Par ailleurs, deux autres textes ont également été présentés par la Commission européenne pour compléter cette approche européenne de l’excellence dans le domaine de l’IA :
- Un nouveau règlement, remplaçant la Directive « machines », pour mettre en conformité les équipements et machines de nouvelles générations : ce texte vise à assurer la sécurité requise aux utilisateurs et consommateurs en garantissant une intégration sûre des systèmes d’IA dans les machines.
Le plan coordonné de l’Europe en matière d’IA réactualisé (alors que le premier plan avait été publié en 2018) : ce plan actualisé vise à accélérer les investissements et favoriser l’excellence, la compétitivité et l’innovation dans les technologies de l’IA, notamment dans des secteurs technologiques à « fort impact », comme la santé ou l’agriculture. Ce plan sera en partie financé par les programmes Europe numérique et Horizon Europe ainsi que par la facilité pour la reprise et la résilience, qui prévoit de consacrer 20 % du budget au numérique.
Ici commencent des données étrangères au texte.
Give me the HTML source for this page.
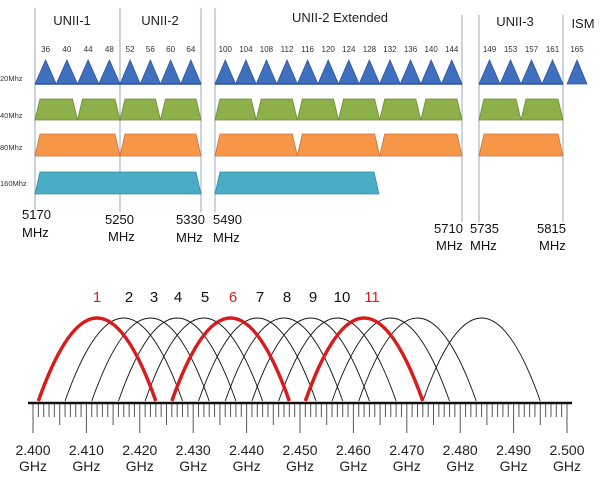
<!DOCTYPE html>
<html><head><meta charset="utf-8"><style>
html,body{margin:0;padding:0;background:#fff;width:601px;height:500px;overflow:hidden}
svg{display:block;font-family:"Liberation Sans",sans-serif}
</style></head><body>
<svg width="601" height="500" viewBox="0 0 601 500" xmlns="http://www.w3.org/2000/svg">
<g stroke="#a9b8c8" stroke-width="1.2">
<line x1="35" y1="8" x2="35" y2="210"/><line x1="120" y1="8" x2="120" y2="212"/>
<line x1="201" y1="8" x2="201" y2="212"/><line x1="215" y1="8" x2="215" y2="212"/>
<line x1="462" y1="15" x2="462" y2="222"/><line x1="479" y1="15" x2="479" y2="222"/>
<line x1="563" y1="15" x2="563" y2="222"/>
</g>
<g font-size="13" fill="#222" text-anchor="middle">
<text x="72" y="25">UNII-1</text><text x="160" y="25">UNII-2</text>
<text x="340" y="22">UNII-2 Extended</text><text x="515" y="26">UNII-3</text><text x="583" y="28">ISM</text>
</g>
<g font-size="7.5" fill="#333">
<text x="0" y="81">20Mhz</text><text x="0" y="118">40Mhz</text><text x="0" y="150">80Mhz</text><text x="0" y="186">160Mhz</text>
</g>
<g id="tri" fill="#3f6fbf" stroke="#2d5597" stroke-width="0.8"></g>
<g id="nums" font-size="8" fill="#333" text-anchor="middle"></g>
<g id="g40" fill="#8db04a" stroke="#6b8b33" stroke-width="0.8"></g>
<g id="g80" fill="#f79646" stroke="#c8733a" stroke-width="0.8"></g>
<g id="g160" fill="#4bacc6" stroke="#3a8aa0" stroke-width="0.8"></g>
<g font-size="13" fill="#111">
<text x="22" y="219">5170</text><text x="22" y="237">MHz</text>
<text x="105" y="224">5250</text><text x="108" y="241">MHz</text>
<text x="176" y="224">5330</text><text x="176" y="242">MHz</text>
<text x="213" y="224">5490</text><text x="213" y="242">MHz</text>
<text x="434" y="233">5710</text><text x="436" y="250">MHz</text>
<text x="470" y="233">5735</text><text x="470" y="250">MHz</text>
<text x="537" y="233">5815</text><text x="539" y="250">MHz</text>
</g>
<g id="curves" fill="none"></g>
<g id="ticks" stroke="#555" stroke-width="1"></g>
<line x1="28" y1="403" x2="572" y2="403" stroke="#111" stroke-width="2.5"/>
<g id="chn" font-size="15" text-anchor="middle"></g>
<g id="glab" font-size="14" fill="#222" text-anchor="middle"></g>
</svg>
<script>
var NS="http://www.w3.org/2000/svg";
function el(p,t,a,txt){var e=document.createElementNS(NS,t);for(var k in a)e.setAttribute(k,a[k]);if(txt!=null)e.textContent=txt;document.getElementById(p).appendChild(e);}
var groups=[[35,120,[36,40,44,48]],[120,201,[52,56,60,64]],[215,462,[100,104,108,112,116,120,124,128,132,136,140,144]],[479,563,[149,153,157,161]],[567,587,[165]]];
groups.forEach(function(g){var n=g[2].length,w=(g[1]-g[0])/n;
 for(var i=0;i<n;i++){var a=g[0]+i*w,b=a+w,c=(a+b)/2;
  el("tri","polygon",{points:a+",84 "+c+",60 "+b+",84"});
  el("nums","text",{x:c,y:52},g[2][i]);}
 if(n>1) el("tri","line",{x1:g[0],y1:84,x2:g[1],y2:84,stroke:"#2d5597","stroke-width":1.5});
});
function trap(p,a,b,y0,y1){var i=5;el(p,"polygon",{points:a+","+y1+" "+(a+i)+","+y0+" "+(b-i)+","+y0+" "+b+","+y1});}
function blocks(p,a,b,n,y0,y1){var w=(b-a)/n;for(var i=0;i<n;i++)trap(p,a+i*w,a+(i+1)*w,y0,y1);}
blocks("g40",35,120,2,99,120);blocks("g40",120,201,2,99,120);blocks("g40",215,462,6,99,120);blocks("g40",479,563,2,99,120);
blocks("g80",35,120,1,134,156);blocks("g80",120,201,1,134,156);blocks("g80",215,462,3,134,156);blocks("g80",479,563,1,134,156);
blocks("g160",35,201,1,172,194);blocks("g160",215,379,1,172,194);
// 2.4GHz
var x0=33,s=5.34;
for(var m=0;m<=101;m++){var x=x0+m*s;if(x>571)break;var l=(m%10==0)?433:(m%5==0)?425:417;el("ticks","line",{x1:x,y1:403,x2:x,y2:l});}
for(var k=0;k<=10;k++){var x=x0+k*10*s;el("glab","text",{x:x,y:455},(2.4+k*0.01).toFixed(3));el("glab","text",{x:x,y:471},"GHz");}
var centers=[];for(var c=1;c<=13;c++)centers.push(12+5*(c-1));centers.push(84);
var red=[1,6,11];
centers.forEach(function(cm,i){var ch=i+1;var xc=x0+cm*s,a=xc-11*s,b=xc+11*s;
 var r=red.indexOf(ch)>=0;
 if(!r) el("curves","path",{d:"M"+a+" 401 Q"+xc+" 235 "+b+" 401",stroke:"#111","stroke-width":0.9});
});
centers.forEach(function(cm,i){var ch=i+1;if(red.indexOf(ch)<0)return;var xc=x0+cm*s,a=xc-11*s,b=xc+11*s;
 el("curves","path",{d:"M"+a+" 401 Q"+xc+" 235 "+b+" 401",stroke:"#d81b1b","stroke-width":3.5});});
var lx=[97,129,154,178,205,233,260,287,313,342,372];
lx.forEach(function(x,i){el("chn","text",{x:x,y:302,fill:(red.indexOf(i+1)>=0)?"#d81b1b":"#111"},i+1);});
</script>
</body></html>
Ce plan coordonné décrit par ailleurs les réorientations et les investissements nécessaires au niveau des États membres pour renforcer la position de premier plan de l’Europe dans le développement d’une IA centrée sur l’humain, durable, sûre, inclusive et digne de confiance.
Avec ce premier cadre juridique pour réglementer l’IA, la Commission européenne montre sa détermination à encadrer les domaines clés de l’économie européenne, que ce soit dans la cybersécurité, la protection des données personnelles, ou encore l’intelligence artificielle. Cette proposition s’inscrit en effet dans une dynamique de réglementation du numérique affichée depuis plus d’un an par l’Union européenne. En participant à renforcer la souveraineté numérique de l’UE, ce règlement tend à établir une autre norme mondiale, comme cela a été fait par exemple dans un autre domaine avec le désormais très connu « RGPD » (Règlement général sur la protection des données).
Enfin, ces propositions de nouvelles normes européennes rencontrent parfaitement les grandes orientations que la Région Grand Est s’est elle-même fixée en matière d’IA dans son Plan régional en faveur de l’Intelligence Artificielle présenté dès juin 2019 : ce plan, élaboré en lien avec l’Agence régionale d’innovation et de prospection internationale, Grand E-Nov+, visait à répondre à un besoin de structuration de la filière numérique dans le Grand Est et concernait trois secteurs prioritaires : l’Industrie du Futur, la bioéconomie et la santé. A l’instar de l’ambition européenne, il s’agit pour le Grand Est de devenir, au travers de ce plan, un territoire d’excellence reconnu en intelligence artificielle appliquée dans des domaines ciblés.